Short task: Skip all pictures, then copy the lines from the start of the data through the line with "67.3, 66.4, 71.25, 63.4, 62.35]", keeping both ends.

++++ Data section

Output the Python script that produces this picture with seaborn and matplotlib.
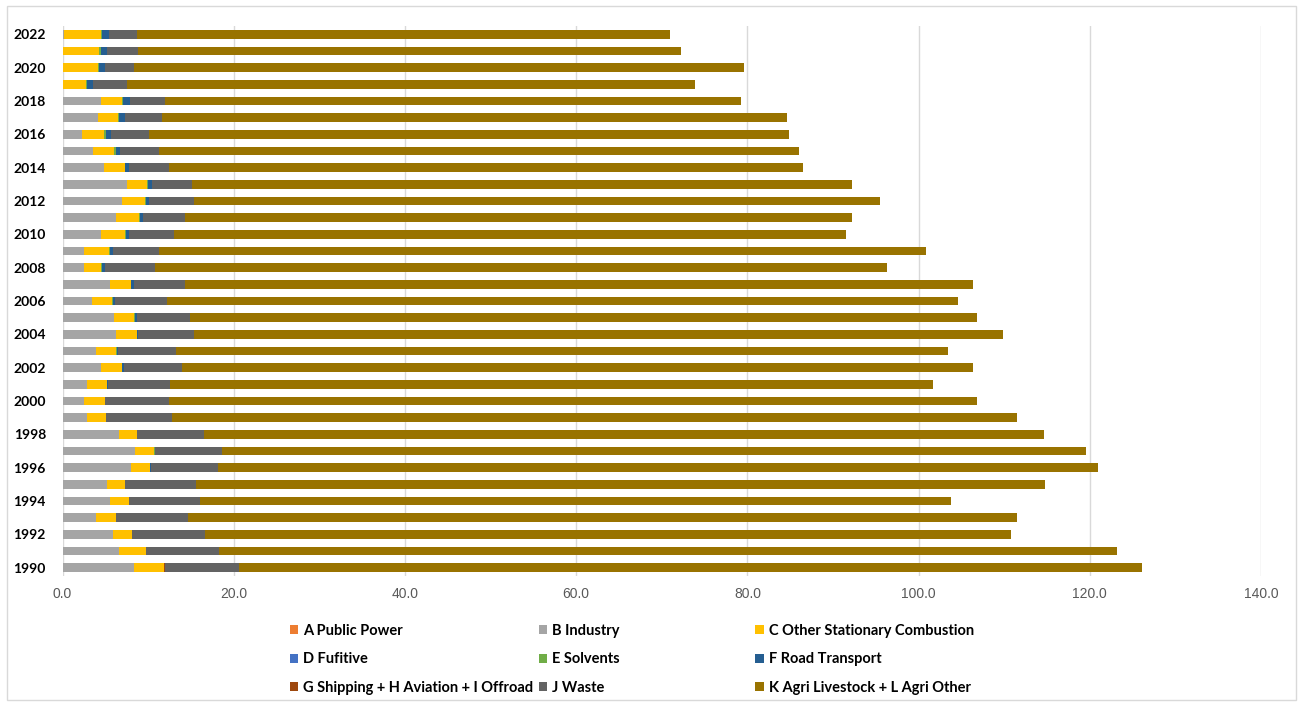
import matplotlib
matplotlib.use("Agg")
import matplotlib.pyplot as plt
from matplotlib.patches import Patch, Rectangle
import seaborn as sns
import pandas as pd

years = list(range(1990, 2023))

a_public_power = [0.0] * 33
b_industry = [8.4, 6.65, 5.9, 3.95, 5.6, 5.15, 8.05, 8.5, 6.55, 2.9, 2.55, 2.9, 4.55, 3.95, 6.25,
              6.05, 3.4, 5.6, 2.55, 2.5, 4.5, 6.25, 6.9, 7.5, 4.85, 3.6, 2.3, 4.1, 4.45, 0.1,
              0.1, 0.1, 0.2]
c_other_stationary = [3.45, 3.05, 2.2, 2.25, 2.15, 2.15, 2.15, 2.2, 2.2, 2.15, 2.4, 2.35, 2.35, 2.35,
                      2.4, 2.35, 2.4, 2.35, 2.0, 2.95, 2.85, 2.65, 2.75, 2.35, 2.4, 2.45, 2.6, 2.35,
                      2.5, 2.6, 4.0, 4.2, 4.25]
d_fugitive = [0.0] * 33
e_solvents = [0.0, 0.05, 0.05, 0.0, 0.0, 0.05, 0.05, 0.1, 0.0, 0.0, 0.05, 0.0, 0.0, 0.05, 0.0,
              0.1, 0.1, 0.1, 0.1, 0.1, 0.1, 0.1, 0.15, 0.1, 0.1, 0.2, 0.15, 0.2, 0.15, 0.2,
              0.2, 0.15, 0.2]
f_road_transport = [0.0, 0.0, 0.0, 0.0, 0.0, 0.0, 0.05, 0.0, 0.0, 0.0, 0.0, 0.1, 0.25, 0.15, 0.2,
                    0.2, 0.25, 0.25, 0.3, 0.35, 0.35, 0.4, 0.3, 0.45, 0.45, 0.45, 0.6, 0.7, 0.75,
                    0.6, 0.7, 0.8, 0.8]
g_shipping_aviation_offroad = [0.15] + [0.0] * 32
j_waste = [8.65, 8.55, 8.5, 8.5, 8.3, 8.2, 7.9, 7.8, 7.8, 7.7, 7.45, 7.2, 6.85, 6.7, 6.5, 6.2,
           6.1, 6.05, 5.9, 5.35, 5.25, 4.95, 5.2, 4.75, 4.65, 4.55, 4.5, 4.3, 4.15, 4.0, 3.4,
           3.55, 3.2]
k_agri = [105.5, 104.9, 94.1, 96.8, 87.7, 99.2, 102.7, 101.0, 98.1, 98.7, 94.35, 89.1, 92.3, 90.2,
          94.5, 91.9, 92.4, 92.0, 85.4, 89.65, 78.5, 77.9, 80.2, 77.1, 74.0, 74.8, 74.75, 73.0,
          67.3, 66.4, 71.25, 63.4, 62.35]

series_names = ["A Public Power", "B Industry", "C Other Stationary Combustion", "D Fufitive",
                "E Solvents", "F Road Transport", "G Shipping + H Aviation + I Offroad",
                "J Waste", "K Agri Livestock + L Agri Other"]
series_values = [a_public_power, b_industry, c_other_stationary, d_fugitive, e_solvents,
                 f_road_transport, g_shipping_aviation_offroad, j_waste, k_agri]
series_colors = ["#ED7D31", "#A5A5A5", "#FFC000", "#4472C4", "#70AD47", "#255E91",
                 "#9E480E", "#636363", "#997300"]

df = pd.DataFrame({name: vals for name, vals in zip(series_names, series_values)})
df["Year"] = [str(y) for y in years]
cum = df[series_names].cumsum(axis=1)
cum["Year"] = df["Year"]

order = [str(y) for y in reversed(years)]

fig = plt.figure(figsize=(13.03, 7.04), dpi=100)
ax = fig.add_axes([0.048, 0.182, 0.9198, 0.781])

# stacked bars: draw cumulative totals from the outermost segment inwards
for name, color in reversed(list(zip(series_names, series_colors))):
    sns.barplot(data=cum, x=name, y="Year", order=order, orient="h", color=color,
                saturation=1, width=0.52, linewidth=0, ax=ax, errorbar=None)

ax.set_xlim(0, 140)
ax.set_xticks(range(0, 141, 20))
ax.set_xticklabels([f"{v:.1f}" for v in range(0, 141, 20)], color="#595959",
                   fontsize=10, family=["Liberation Sans Narrow", "Liberation Sans"])
ax.set_yticks(range(len(order)))
ax.set_yticklabels([y if int(y) % 2 == 0 else "" for y in order], fontsize=10,
                   fontweight="bold", family="Lato", color="#000000")
ax.tick_params(axis="both", length=0)
ax.tick_params(axis="x", pad=8)
ax.tick_params(axis="y", pad=12)
ax.set_xlabel("")
ax.set_ylabel("")
ax.grid(axis="x", color="#D9D9D9", linewidth=1)
ax.grid(axis="y", visible=False)
ax.set_axisbelow(True)
for s in ax.spines.values():
    s.set_visible(False)

# legend laid out in three columns, filled row by row
col_x = [0.2222, 0.4133, 0.5798]
for c in range(3):
    idx = [c, c + 3, c + 6]
    handles = [Patch(facecolor=series_colors[i], edgecolor="none") for i in idx]
    labels = [series_names[i] for i in idx]
    fig.legend(handles, labels, loc="upper left", bbox_to_anchor=(col_x[c], 0.114),
               frameon=False, handlelength=0.6, handleheight=0.6, handletextpad=0.3,
               labelspacing=1.0, borderpad=0, borderaxespad=0,
               prop={"family": "Lato", "weight": "bold", "size": 10.5})

fig.patches.append(Rectangle((0.005, 0.006), 0.99, 0.985, transform=fig.transFigure,
                             fill=False, edgecolor="#D9D9D9", linewidth=1))

fig.savefig("out.png", dpi=100, facecolor="white")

++++++++

Expected output:
Output the Python script that produces this picture with seaborn and matplotlib.
import matplotlib
matplotlib.use("Agg")
import matplotlib.pyplot as plt
from matplotlib.patches import Patch, Rectangle
import seaborn as sns
import pandas as pd

years = list(range(1990, 2023))

a_public_power = [0.0] * 33
b_industry = [8.4, 6.65, 5.9, 3.95, 5.6, 5.15, 8.05, 8.5, 6.55, 2.9, 2.55, 2.9, 4.55, 3.95, 6.25,
              6.05, 3.4, 5.6, 2.55, 2.5, 4.5, 6.25, 6.9, 7.5, 4.85, 3.6, 2.3, 4.1, 4.45, 0.1,
              0.1, 0.1, 0.2]
c_other_stationary = [3.45, 3.05, 2.2, 2.25, 2.15, 2.15, 2.15, 2.2, 2.2, 2.15, 2.4, 2.35, 2.35, 2.35,
                      2.4, 2.35, 2.4, 2.35, 2.0, 2.95, 2.85, 2.65, 2.75, 2.35, 2.4, 2.45, 2.6, 2.35,
                      2.5, 2.6, 4.0, 4.2, 4.25]
d_fugitive = [0.0] * 33
e_solvents = [0.0, 0.05, 0.05, 0.0, 0.0, 0.05, 0.05, 0.1, 0.0, 0.0, 0.05, 0.0, 0.0, 0.05, 0.0,
              0.1, 0.1, 0.1, 0.1, 0.1, 0.1, 0.1, 0.15, 0.1, 0.1, 0.2, 0.15, 0.2, 0.15, 0.2,
              0.2, 0.15, 0.2]
f_road_transport = [0.0, 0.0, 0.0, 0.0, 0.0, 0.0, 0.05, 0.0, 0.0, 0.0, 0.0, 0.1, 0.25, 0.15, 0.2,
                    0.2, 0.25, 0.25, 0.3, 0.35, 0.35, 0.4, 0.3, 0.45, 0.45, 0.45, 0.6, 0.7, 0.75,
                    0.6, 0.7, 0.8, 0.8]
g_shipping_aviation_offroad = [0.15] + [0.0] * 32
j_waste = [8.65, 8.55, 8.5, 8.5, 8.3, 8.2, 7.9, 7.8, 7.8, 7.7, 7.45, 7.2, 6.85, 6.7, 6.5, 6.2,
           6.1, 6.05, 5.9, 5.35, 5.25, 4.95, 5.2, 4.75, 4.65, 4.55, 4.5, 4.3, 4.15, 4.0, 3.4,
           3.55, 3.2]
k_agri = [105.5, 104.9, 94.1, 96.8, 87.7, 99.2, 102.7, 101.0, 98.1, 98.7, 94.35, 89.1, 92.3, 90.2,
          94.5, 91.9, 92.4, 92.0, 85.4, 89.65, 78.5, 77.9, 80.2, 77.1, 74.0, 74.8, 74.75, 73.0,
          67.3, 66.4, 71.25, 63.4, 62.35]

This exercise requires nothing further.